I second this motion. Frankly, if I think  about it, I am not sure I
really understand what the word "apacharam" really means or implies.

*** We truly value our members who have much to share with us from the
*** tradition. However, it is the duty of each generation to know the
*** tradition and apply it to their lives. If this is not done in a
*** pirit of honesty and sharing, religion is reduced to an endless
*** (and futile) rearguard action against any change. And, we must
*** admit, religion HAS changed. In fact, some of our acharyas that
*** traditionalists and others revere have been active agents of that
*** change. 

I second this as well. I only  hope that *all* points of view will be
taken with equal seriousness.

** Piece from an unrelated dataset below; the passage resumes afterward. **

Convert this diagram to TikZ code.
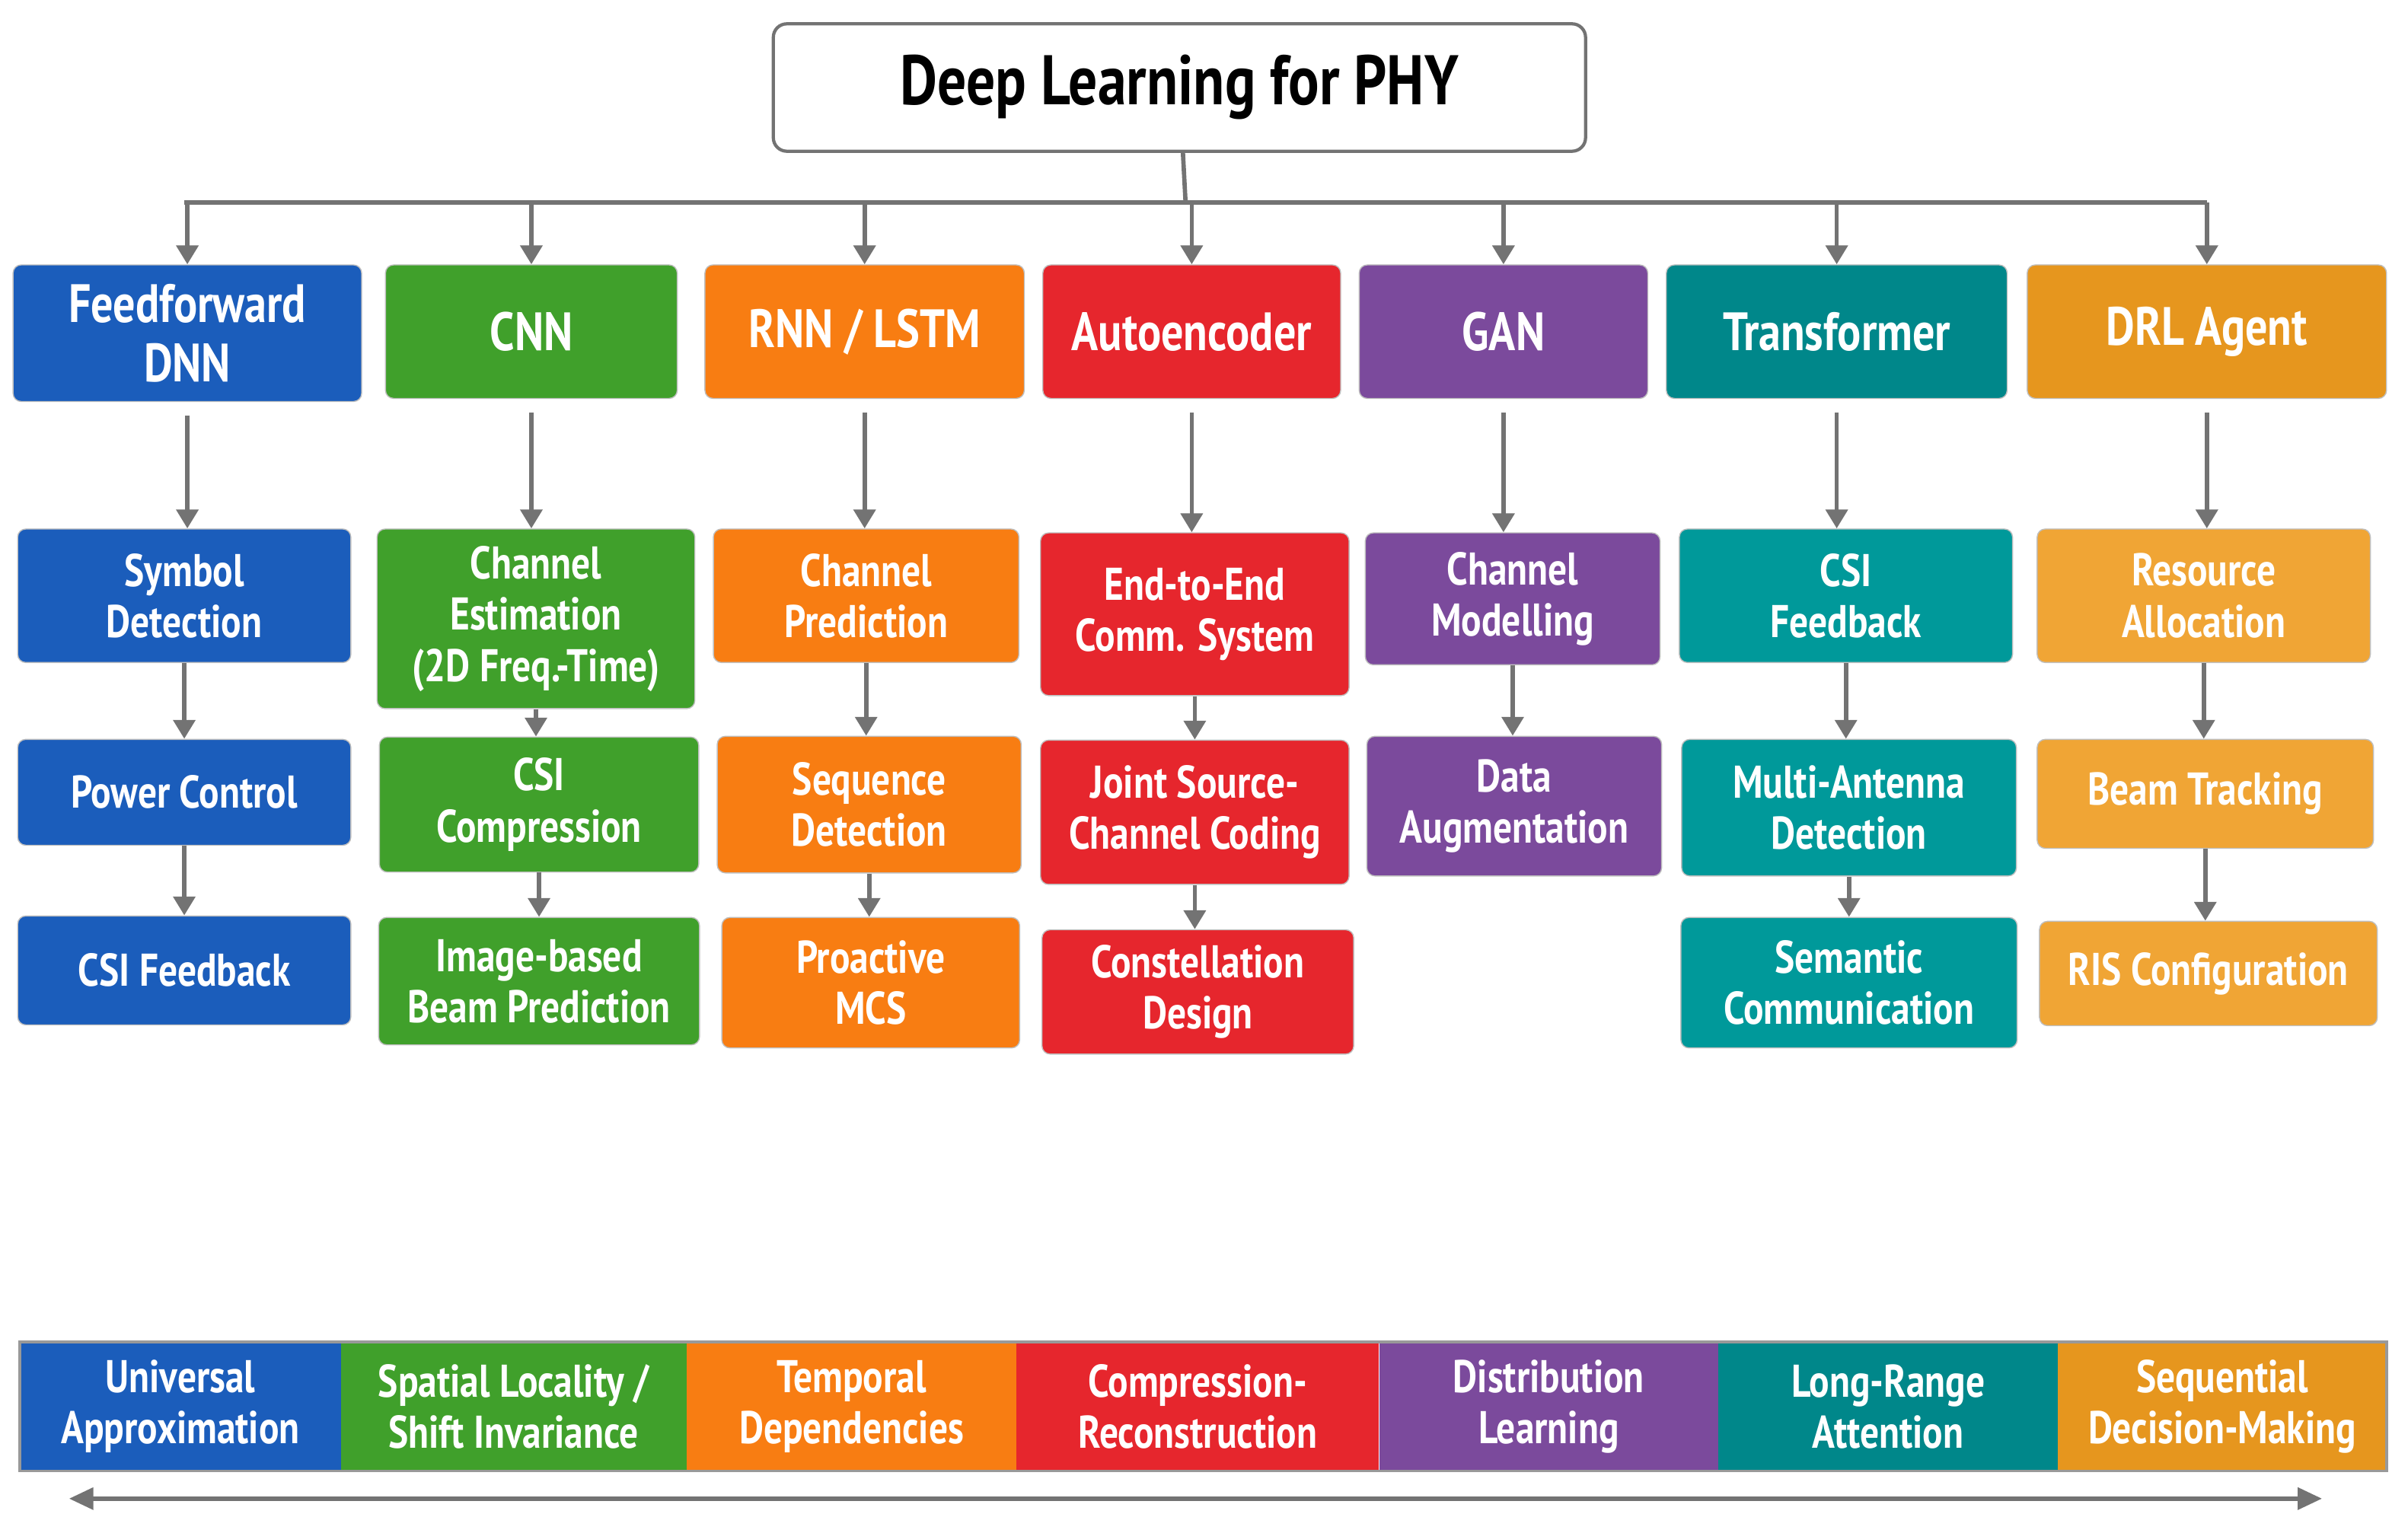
\documentclass[tikz,border=0pt]{standalone}
\usepackage{fontspec}
\setmainfont{PT Sans}[FakeStretch=0.82]
\usetikzlibrary{calc, positioning, arrows.meta}
\definecolor{cblue}{HTML}{1B5DBB}
\definecolor{cgreen}{HTML}{40A02B}
\definecolor{corange}{HTML}{F87D12}
\definecolor{cred}{HTML}{E6262D}
\definecolor{cpurple}{HTML}{7B4A9C}
\definecolor{cteal}{HTML}{00878A}
\definecolor{cteall}{HTML}{00999A}
\definecolor{cgold}{HTML}{E6961E}
\definecolor{cgoldl}{HTML}{F0A535}
\definecolor{cgray}{HTML}{737373}
\begin{document}
\begin{tikzpicture}[x=0.02cm, y=-0.02cm,
  box/.style={draw=black!25, rounded corners=3pt, text=white, align=center, font=\bfseries\fontsize{17}{19}\selectfont, inner sep=1pt},
  head/.style={box, font=\bfseries\fontsize{20}{22}\selectfont},
  band/.style={text=white, align=center, font=\bfseries\fontsize{17}{19}\selectfont, minimum height=1.68cm, inner sep=0pt},
  conn/.style={draw=cgray, line width=1.6pt, -{Triangle[length=7pt, width=8pt]}}]
  \useasboundingbox (0,0) rectangle (1568,998);

  \node[draw=cgray, line width=1.2pt, rounded corners=5pt, minimum width=10.58cm, minimum height=1.66cm, font=\bfseries\fontsize{26}{28}\selectfont] (title) at (768,57) {Deep Learning for PHY};
  \coordinate (bus) at (772,132);
  \coordinate (busl) at (120,132);
  \coordinate (busr) at (1437,132);

  % model headers
  \node[head, fill=cblue, minimum width=4.54cm, minimum height=1.78cm] (h1) at (122,217) {Feedforward\\DNN};
  \node[head, fill=cgreen, minimum width=3.80cm, minimum height=1.74cm] (h2) at (346,216) {CNN};
  \node[head, fill=corange, minimum width=4.16cm, minimum height=1.74cm] (h3) at (563,216) {RNN / LSTM};
  \node[head, fill=cred, minimum width=3.88cm, minimum height=1.74cm] (h4) at (776,216) {Autoencoder};
  \node[head, fill=cpurple, minimum width=3.76cm, minimum height=1.74cm] (h5) at (979,216) {GAN};
  \node[head, fill=cteal, minimum width=4.44cm, minimum height=1.74cm] (h6) at (1196,216) {Transformer};
  \node[head, fill=cgold, minimum width=4.68cm, minimum height=1.74cm] (h7) at (1437,216) {DRL Agent};

  % applications
  \node[box, fill=cblue, minimum width=4.34cm, minimum height=1.74cm] (a1) at (120,388) {Symbol\\Detection};
  \node[box, fill=cblue, minimum width=4.34cm, minimum height=1.38cm] (b1) at (120,516) {Power Control};
  \node[box, fill=cblue, minimum width=4.34cm, minimum height=1.42cm] (c1) at (120,632) {CSI Feedback};

  \node[box, fill=cgreen, minimum width=4.14cm, minimum height=2.34cm] (a2) at (349,403) {Channel\\Estimation\\(2D Freq.-Time)};
  \node[box, fill=cgreen, minimum width=4.16cm, minimum height=1.76cm] (b2) at (351,524) {CSI\\Compression};
  \node[box, fill=cgreen, minimum width=4.18cm, minimum height=1.66cm] (c2) at (351,639) {Image-based\\Beam Prediction};

  \node[box, fill=corange, minimum width=3.98cm, minimum height=1.74cm] (a3) at (564,388) {Channel\\Prediction};
  \node[box, fill=corange, minimum width=3.96cm, minimum height=1.78cm] (b3) at (566,524) {Sequence\\Detection};
  \node[box, fill=corange, minimum width=3.88cm, minimum height=1.70cm] (c3) at (567,640) {Proactive\\MCS};

  \node[box, fill=cred, minimum width=4.02cm, minimum height=2.12cm] (a4) at (778,400) {End-to-End\\Comm. System};
  \node[box, fill=cred, minimum width=4.02cm, minimum height=1.88cm] (b4) at (778,529) {Joint Source-\\Channel Coding};
  \node[box, fill=cred, minimum width=4.06cm, minimum height=1.62cm] (c4) at (780,646) {Constellation\\Design};

  \node[box, fill=cpurple, minimum width=3.84cm, minimum height=1.72cm] (a5) at (985,390) {Channel\\Modelling};
  \node[box, fill=cpurple, minimum width=3.84cm, minimum height=1.82cm] (b5) at (986,525) {Data\\Augmentation};

  \node[box, fill=cteall, minimum width=4.34cm, minimum height=1.74cm] (a6) at (1202,388) {CSI\\Feedback};
  \node[box, fill=cteall, minimum width=4.36cm, minimum height=1.78cm] (b6) at (1204,526) {Multi-Antenna\\Detection};
  \node[box, fill=cteall, minimum width=4.38cm, minimum height=1.70cm] (c6) at (1204,640) {Semantic\\Communication};

  \node[box, fill=cgoldl, minimum width=4.34cm, minimum height=1.74cm] (a7) at (1435,388) {Resource\\Allocation};
  \node[box, fill=cgoldl, minimum width=4.38cm, minimum height=1.42cm] (b7) at (1436,517) {Beam Tracking};
  \node[box, fill=cgoldl, minimum width=4.40cm, minimum height=1.36cm] (c7) at (1438,634) {RIS Configuration};

  % bottom band
  \node[band, fill=cblue, minimum width=4.18cm] (p1) at (117.5,916) {Universal\\Approximation};
  \node[band, fill=cgreen, minimum width=4.50cm] (p2) at (334.5,916) {Spatial Locality /\\Shift Invariance};
  \node[band, fill=corange, minimum width=4.30cm] (p3) at (554.5,916) {Temporal\\Dependencies};
  \node[band, fill=cred, minimum width=4.72cm] (p4) at (780,916) {Compression-\\Reconstruction};
  \node[band, fill=cpurple, minimum width=4.42cm] (p5) at (1008.5,916) {Distribution\\Learning};
  \node[band, fill=cteal, minimum width=4.42cm] (p6) at (1229.5,916) {Long-Range\\Attention};
  \node[band, fill=cgold, minimum width=4.28cm] (p7) at (1447,916) {Sequential\\Decision-Making};
  \draw[black!40, line width=1pt] (13,874) rectangle (1554,958);
  \coordinate (la) at (45,976);
  \coordinate (ra) at (1512,976);
  \draw[draw=cgray, line width=1.6pt, {Triangle[length=9pt, width=8pt]}-{Triangle[length=9pt, width=8pt]}] (la) -- (ra);

  % connectors
  \draw[cgray, line width=1.6pt] (title) -- (bus);
  \draw[cgray, line width=1.6pt] (busl) -- (busr);
  \foreach \i in {1,...,7}
    \draw[conn] (h\i.north |- bus) -- (h\i.north);
  \foreach \i in {1,2,3,4,5,6,7}
    \draw[conn] ([yshift=-5pt]h\i.south) -- (h\i.south |- a\i.north);
  \foreach \i in {1,2,3,4,5,6,7}
    \draw[conn] (a\i.south) -- (a\i.south |- b\i.north);
  \foreach \i in {1,2,3,4,6,7}
    \draw[conn] (b\i.south) -- (b\i.south |- c\i.north);
\end{tikzpicture}
\end{document}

I also hope that all of us strive to
avoid a "gotcha" mentality, where knowledge is used more as a weapon,
than as a tool for education.  Clearly, we are all from the academic
world where tests, quizzes, exams, etc. are a daily feature of our
lives.  There is a definitely a place for this in our lives, but
I feel in spiritual inquiry, especially of the Vedantic variety where we
seek constantly ways to control our ego,  such an outlook is actually counterproductive. We all benefit when everyone, regardless of their
respective levels of erudition, are comfortable and can post their
doubts and opinions.  In spiritual inquiry, there is just as much to
gained from what people *think*, as there is from what people know.